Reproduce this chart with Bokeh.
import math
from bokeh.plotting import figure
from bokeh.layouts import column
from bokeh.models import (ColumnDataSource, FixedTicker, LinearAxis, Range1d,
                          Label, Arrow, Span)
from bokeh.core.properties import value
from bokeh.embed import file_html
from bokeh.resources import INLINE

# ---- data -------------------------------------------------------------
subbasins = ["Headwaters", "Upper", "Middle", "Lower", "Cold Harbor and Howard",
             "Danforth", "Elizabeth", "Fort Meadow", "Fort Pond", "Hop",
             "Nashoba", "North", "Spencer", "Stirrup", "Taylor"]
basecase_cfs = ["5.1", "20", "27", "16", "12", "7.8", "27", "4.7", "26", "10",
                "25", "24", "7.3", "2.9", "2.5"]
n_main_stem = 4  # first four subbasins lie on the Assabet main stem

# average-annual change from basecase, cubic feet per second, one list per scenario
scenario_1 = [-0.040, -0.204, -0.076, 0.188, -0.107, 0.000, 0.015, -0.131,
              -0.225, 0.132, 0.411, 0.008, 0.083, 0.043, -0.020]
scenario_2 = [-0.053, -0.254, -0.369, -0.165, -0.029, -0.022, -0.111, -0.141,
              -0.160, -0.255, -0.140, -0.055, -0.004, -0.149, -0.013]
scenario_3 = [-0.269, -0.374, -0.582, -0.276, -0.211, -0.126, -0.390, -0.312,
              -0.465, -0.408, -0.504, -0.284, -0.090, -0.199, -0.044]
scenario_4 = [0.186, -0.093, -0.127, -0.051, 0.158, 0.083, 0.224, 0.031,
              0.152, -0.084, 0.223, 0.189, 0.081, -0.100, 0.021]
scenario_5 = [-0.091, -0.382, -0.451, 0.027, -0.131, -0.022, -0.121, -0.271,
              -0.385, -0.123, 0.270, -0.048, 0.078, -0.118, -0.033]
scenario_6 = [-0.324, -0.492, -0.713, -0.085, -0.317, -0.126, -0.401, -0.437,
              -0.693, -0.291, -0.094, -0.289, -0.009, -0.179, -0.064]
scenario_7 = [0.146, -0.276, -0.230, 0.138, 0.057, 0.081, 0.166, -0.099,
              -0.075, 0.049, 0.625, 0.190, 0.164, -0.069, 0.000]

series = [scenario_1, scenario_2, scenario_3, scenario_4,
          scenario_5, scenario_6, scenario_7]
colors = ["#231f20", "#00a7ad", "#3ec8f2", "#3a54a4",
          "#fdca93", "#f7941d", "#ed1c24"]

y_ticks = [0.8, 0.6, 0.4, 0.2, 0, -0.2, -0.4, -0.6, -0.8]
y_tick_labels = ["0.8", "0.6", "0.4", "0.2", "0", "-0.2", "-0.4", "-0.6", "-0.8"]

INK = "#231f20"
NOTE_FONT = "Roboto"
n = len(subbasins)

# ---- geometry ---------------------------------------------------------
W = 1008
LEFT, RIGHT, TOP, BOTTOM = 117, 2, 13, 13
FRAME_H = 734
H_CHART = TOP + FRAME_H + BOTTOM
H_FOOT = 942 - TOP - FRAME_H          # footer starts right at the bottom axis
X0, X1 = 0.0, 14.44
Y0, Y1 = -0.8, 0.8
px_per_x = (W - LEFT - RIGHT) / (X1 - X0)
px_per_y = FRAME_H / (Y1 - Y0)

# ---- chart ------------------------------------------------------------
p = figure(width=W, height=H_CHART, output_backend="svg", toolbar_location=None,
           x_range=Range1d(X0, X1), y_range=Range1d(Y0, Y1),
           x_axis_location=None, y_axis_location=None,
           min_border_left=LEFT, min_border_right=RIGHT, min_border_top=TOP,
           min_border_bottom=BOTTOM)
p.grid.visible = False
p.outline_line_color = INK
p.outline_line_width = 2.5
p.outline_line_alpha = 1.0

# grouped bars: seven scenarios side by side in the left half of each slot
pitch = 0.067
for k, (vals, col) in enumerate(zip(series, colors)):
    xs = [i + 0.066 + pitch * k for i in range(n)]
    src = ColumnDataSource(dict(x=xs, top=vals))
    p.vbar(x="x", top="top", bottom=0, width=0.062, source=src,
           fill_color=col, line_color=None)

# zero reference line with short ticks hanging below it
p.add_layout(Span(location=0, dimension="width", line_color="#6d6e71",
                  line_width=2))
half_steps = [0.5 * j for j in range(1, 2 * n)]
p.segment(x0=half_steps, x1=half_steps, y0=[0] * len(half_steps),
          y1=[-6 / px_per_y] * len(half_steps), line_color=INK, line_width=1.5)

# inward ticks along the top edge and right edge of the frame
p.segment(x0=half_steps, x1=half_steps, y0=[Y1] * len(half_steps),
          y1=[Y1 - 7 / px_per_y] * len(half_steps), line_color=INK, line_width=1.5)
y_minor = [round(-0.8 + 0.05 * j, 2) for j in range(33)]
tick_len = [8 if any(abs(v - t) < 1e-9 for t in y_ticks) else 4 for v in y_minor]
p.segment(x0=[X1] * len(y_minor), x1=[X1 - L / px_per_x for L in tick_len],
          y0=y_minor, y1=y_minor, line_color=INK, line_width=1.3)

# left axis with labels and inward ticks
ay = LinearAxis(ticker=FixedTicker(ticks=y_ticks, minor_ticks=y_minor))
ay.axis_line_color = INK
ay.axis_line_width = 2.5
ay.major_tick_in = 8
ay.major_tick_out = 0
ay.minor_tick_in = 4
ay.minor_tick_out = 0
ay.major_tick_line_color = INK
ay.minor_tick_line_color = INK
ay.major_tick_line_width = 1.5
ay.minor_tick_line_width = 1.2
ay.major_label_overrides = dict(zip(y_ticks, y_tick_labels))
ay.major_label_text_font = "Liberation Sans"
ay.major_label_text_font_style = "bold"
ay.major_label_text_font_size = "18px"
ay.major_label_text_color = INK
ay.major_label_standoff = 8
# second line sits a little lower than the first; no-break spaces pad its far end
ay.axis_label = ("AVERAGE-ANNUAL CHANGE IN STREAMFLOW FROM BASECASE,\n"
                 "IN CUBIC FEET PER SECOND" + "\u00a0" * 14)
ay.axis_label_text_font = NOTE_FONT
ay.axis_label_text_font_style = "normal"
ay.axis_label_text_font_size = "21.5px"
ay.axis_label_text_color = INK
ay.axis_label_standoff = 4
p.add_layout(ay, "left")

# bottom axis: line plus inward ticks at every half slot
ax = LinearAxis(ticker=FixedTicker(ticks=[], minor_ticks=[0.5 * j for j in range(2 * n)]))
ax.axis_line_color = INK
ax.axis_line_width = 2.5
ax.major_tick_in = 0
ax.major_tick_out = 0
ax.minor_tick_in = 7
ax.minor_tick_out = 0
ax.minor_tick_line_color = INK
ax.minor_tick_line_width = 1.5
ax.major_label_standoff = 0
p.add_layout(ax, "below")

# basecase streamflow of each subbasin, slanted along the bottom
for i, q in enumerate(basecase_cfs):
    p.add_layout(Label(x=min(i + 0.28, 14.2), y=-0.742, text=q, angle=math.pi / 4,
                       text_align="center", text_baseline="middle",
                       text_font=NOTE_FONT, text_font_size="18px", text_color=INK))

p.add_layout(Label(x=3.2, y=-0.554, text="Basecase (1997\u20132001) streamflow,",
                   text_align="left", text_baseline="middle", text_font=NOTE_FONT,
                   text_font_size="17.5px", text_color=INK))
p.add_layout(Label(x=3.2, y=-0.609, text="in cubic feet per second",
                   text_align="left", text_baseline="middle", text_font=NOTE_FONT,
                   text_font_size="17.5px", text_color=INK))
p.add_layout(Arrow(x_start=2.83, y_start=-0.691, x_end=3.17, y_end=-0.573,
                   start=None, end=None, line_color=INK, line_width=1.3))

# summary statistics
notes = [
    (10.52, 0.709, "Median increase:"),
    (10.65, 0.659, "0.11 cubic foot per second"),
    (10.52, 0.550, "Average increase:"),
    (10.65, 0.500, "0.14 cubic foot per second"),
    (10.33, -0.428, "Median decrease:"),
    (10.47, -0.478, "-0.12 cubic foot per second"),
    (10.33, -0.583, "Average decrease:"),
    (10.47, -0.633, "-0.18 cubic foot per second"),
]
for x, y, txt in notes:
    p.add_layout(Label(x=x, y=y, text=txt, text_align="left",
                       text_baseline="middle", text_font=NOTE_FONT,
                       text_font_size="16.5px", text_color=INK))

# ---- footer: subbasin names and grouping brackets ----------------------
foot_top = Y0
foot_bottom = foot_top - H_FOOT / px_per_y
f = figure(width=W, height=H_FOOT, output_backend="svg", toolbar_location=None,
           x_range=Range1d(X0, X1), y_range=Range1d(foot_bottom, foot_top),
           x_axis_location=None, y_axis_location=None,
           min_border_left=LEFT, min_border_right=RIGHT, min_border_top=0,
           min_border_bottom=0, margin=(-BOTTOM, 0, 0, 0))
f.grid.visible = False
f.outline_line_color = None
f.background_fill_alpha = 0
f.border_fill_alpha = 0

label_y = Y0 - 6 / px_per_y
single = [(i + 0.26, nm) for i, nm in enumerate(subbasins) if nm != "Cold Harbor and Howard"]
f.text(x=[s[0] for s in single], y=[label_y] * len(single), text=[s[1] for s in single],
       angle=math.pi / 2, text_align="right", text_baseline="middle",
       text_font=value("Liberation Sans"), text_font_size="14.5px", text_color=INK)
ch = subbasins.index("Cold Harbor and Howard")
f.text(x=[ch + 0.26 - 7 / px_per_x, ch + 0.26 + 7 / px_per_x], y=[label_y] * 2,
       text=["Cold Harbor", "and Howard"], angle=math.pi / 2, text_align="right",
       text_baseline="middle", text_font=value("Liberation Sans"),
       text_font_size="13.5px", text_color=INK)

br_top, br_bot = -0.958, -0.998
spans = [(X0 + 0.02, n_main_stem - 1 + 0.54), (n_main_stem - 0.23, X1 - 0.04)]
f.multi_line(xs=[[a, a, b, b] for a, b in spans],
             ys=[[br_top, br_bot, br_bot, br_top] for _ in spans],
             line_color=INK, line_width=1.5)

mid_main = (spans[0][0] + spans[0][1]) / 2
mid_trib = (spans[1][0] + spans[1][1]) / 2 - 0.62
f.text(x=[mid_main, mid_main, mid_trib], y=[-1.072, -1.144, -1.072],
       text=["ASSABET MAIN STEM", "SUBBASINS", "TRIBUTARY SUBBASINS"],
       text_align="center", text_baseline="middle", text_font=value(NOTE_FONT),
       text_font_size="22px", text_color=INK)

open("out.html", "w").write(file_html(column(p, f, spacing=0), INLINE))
------------
EXERCISE DETAILS: Copy each line from the data above that includes "with".

RESULT FOR THIS TASK:
Reproduce this chart with Bokeh.
# zero reference line with short ticks hanging below it
# left axis with labels and inward ticks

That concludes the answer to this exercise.